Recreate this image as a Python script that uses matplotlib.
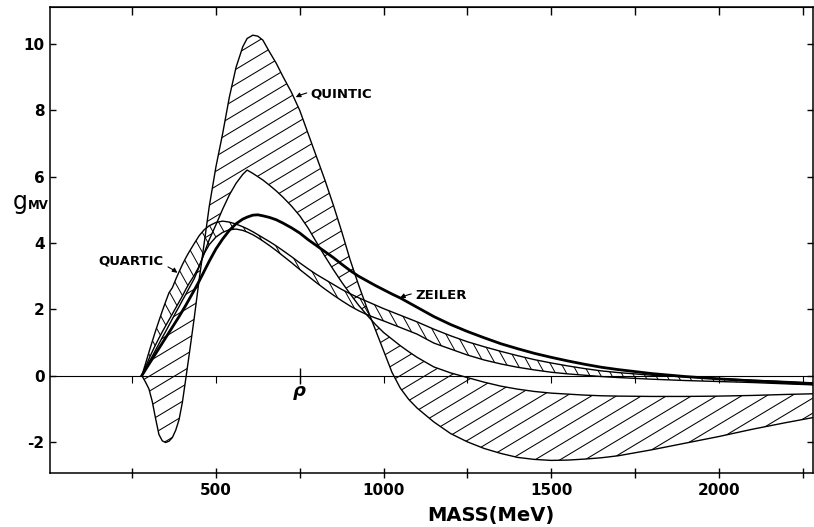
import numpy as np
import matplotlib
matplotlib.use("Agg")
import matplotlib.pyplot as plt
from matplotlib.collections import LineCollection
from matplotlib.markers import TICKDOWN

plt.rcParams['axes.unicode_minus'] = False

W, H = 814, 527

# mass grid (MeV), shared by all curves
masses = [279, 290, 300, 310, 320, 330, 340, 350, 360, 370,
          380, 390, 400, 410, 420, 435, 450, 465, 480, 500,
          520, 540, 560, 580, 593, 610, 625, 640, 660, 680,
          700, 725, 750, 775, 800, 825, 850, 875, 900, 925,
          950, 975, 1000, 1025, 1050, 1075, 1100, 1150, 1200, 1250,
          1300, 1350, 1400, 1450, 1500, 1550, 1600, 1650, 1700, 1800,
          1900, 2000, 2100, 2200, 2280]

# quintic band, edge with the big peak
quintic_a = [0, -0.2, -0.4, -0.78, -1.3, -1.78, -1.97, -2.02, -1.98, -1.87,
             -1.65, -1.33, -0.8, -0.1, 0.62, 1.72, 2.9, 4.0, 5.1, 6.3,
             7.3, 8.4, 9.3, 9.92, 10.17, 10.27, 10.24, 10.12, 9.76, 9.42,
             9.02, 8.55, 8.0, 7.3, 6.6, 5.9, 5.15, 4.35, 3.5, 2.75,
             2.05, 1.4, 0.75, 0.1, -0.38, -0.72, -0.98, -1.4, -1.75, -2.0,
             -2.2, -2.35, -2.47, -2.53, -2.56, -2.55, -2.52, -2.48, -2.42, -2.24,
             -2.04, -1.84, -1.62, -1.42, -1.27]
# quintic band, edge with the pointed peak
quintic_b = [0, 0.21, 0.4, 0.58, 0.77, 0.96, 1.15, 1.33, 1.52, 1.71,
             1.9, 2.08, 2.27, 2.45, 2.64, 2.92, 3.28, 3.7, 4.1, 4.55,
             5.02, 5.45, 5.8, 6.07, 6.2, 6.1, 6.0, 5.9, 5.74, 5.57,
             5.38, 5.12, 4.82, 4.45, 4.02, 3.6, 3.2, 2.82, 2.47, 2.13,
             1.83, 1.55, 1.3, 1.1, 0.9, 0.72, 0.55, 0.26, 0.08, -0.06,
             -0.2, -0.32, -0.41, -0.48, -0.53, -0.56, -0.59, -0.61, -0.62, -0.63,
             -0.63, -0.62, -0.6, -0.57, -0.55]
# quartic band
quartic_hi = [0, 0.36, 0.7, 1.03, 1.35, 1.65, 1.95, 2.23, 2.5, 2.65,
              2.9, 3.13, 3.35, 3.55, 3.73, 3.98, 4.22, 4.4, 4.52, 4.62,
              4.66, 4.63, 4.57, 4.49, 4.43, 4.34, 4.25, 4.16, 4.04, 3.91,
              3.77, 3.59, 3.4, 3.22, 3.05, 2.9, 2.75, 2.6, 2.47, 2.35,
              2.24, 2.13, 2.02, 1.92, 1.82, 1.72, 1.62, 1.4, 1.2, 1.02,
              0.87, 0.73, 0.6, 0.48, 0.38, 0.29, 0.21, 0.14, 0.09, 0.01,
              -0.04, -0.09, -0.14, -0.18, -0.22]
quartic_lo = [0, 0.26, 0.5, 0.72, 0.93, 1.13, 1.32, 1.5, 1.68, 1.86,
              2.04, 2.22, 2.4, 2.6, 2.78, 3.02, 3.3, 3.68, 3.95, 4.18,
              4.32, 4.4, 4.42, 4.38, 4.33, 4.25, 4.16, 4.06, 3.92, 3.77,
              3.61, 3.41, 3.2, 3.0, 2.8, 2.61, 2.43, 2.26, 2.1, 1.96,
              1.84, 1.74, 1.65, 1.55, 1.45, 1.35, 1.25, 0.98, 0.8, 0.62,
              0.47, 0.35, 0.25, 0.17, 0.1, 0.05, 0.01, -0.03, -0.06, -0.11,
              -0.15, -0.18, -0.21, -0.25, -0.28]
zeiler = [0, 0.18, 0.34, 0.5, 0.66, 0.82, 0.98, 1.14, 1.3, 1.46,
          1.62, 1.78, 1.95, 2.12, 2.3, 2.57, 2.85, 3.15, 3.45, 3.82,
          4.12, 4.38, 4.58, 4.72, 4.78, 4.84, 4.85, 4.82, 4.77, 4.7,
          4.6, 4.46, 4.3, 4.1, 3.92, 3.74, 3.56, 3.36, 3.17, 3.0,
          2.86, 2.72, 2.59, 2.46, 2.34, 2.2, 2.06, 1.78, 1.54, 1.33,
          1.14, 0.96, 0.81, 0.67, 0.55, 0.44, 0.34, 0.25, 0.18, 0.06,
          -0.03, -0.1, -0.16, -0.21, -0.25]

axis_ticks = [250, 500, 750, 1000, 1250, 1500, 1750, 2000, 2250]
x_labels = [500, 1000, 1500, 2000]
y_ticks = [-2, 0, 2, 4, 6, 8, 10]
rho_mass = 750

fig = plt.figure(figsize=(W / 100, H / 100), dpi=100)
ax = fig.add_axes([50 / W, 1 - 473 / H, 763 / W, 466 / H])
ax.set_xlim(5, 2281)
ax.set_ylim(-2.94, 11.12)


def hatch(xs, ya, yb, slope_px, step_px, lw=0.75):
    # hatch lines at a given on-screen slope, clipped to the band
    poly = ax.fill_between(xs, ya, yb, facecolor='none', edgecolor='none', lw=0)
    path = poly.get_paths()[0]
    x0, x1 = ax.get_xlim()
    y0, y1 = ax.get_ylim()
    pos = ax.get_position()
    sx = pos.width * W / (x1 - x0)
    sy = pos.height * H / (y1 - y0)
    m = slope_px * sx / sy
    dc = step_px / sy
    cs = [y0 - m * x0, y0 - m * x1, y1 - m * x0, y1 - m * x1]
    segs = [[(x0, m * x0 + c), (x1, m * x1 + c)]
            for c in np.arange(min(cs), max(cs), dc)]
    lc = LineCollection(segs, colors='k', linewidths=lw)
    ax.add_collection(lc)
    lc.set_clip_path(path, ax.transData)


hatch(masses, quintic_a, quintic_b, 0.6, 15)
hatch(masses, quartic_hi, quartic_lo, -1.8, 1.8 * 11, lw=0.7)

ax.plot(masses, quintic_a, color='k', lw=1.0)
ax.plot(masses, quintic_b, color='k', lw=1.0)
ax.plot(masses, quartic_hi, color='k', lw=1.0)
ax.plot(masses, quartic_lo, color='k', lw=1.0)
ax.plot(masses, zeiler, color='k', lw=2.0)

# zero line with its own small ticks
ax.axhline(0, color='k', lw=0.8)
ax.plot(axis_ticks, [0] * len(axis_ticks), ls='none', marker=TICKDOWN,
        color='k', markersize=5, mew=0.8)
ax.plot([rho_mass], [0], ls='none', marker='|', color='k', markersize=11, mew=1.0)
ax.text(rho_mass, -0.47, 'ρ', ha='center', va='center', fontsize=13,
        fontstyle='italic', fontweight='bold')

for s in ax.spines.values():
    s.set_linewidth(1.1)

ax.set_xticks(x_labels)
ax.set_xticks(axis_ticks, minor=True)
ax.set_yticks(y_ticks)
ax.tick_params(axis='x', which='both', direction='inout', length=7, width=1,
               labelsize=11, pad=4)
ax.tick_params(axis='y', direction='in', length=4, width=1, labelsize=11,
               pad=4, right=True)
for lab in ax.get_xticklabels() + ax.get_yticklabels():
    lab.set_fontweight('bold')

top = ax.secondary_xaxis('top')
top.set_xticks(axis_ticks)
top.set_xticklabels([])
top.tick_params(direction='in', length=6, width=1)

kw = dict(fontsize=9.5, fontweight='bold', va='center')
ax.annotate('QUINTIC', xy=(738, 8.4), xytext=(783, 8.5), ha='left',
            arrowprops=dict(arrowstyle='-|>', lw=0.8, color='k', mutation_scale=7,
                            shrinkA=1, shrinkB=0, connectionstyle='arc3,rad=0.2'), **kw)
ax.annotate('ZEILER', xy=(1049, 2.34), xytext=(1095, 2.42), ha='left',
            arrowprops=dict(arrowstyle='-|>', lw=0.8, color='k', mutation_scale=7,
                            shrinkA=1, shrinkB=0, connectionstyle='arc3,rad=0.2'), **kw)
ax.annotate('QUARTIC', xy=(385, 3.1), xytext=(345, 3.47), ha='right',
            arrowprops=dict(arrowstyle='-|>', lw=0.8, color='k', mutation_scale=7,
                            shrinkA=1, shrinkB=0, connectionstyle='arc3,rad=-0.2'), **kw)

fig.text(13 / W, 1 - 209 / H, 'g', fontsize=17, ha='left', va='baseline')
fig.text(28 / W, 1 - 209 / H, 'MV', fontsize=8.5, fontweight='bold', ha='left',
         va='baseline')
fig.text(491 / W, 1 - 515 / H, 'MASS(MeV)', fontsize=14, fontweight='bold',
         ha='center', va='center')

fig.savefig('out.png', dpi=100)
========================
Write out again, exactly, the lines from the start of the listing up to the line containing "1900, 2000, 2100, 2200, 2280]", with both ends and without pictures.

- [FINAL RESULT]:
Recreate this image as a Python script that uses matplotlib.
import numpy as np
import matplotlib
matplotlib.use("Agg")
import matplotlib.pyplot as plt
from matplotlib.collections import LineCollection
from matplotlib.markers import TICKDOWN

plt.rcParams['axes.unicode_minus'] = False

W, H = 814, 527

# mass grid (MeV), shared by all curves
masses = [279, 290, 300, 310, 320, 330, 340, 350, 360, 370,
          380, 390, 400, 410, 420, 435, 450, 465, 480, 500,
          520, 540, 560, 580, 593, 610, 625, 640, 660, 680,
          700, 725, 750, 775, 800, 825, 850, 875, 900, 925,
          950, 975, 1000, 1025, 1050, 1075, 1100, 1150, 1200, 1250,
          1300, 1350, 1400, 1450, 1500, 1550, 1600, 1650, 1700, 1800,
          1900, 2000, 2100, 2200, 2280]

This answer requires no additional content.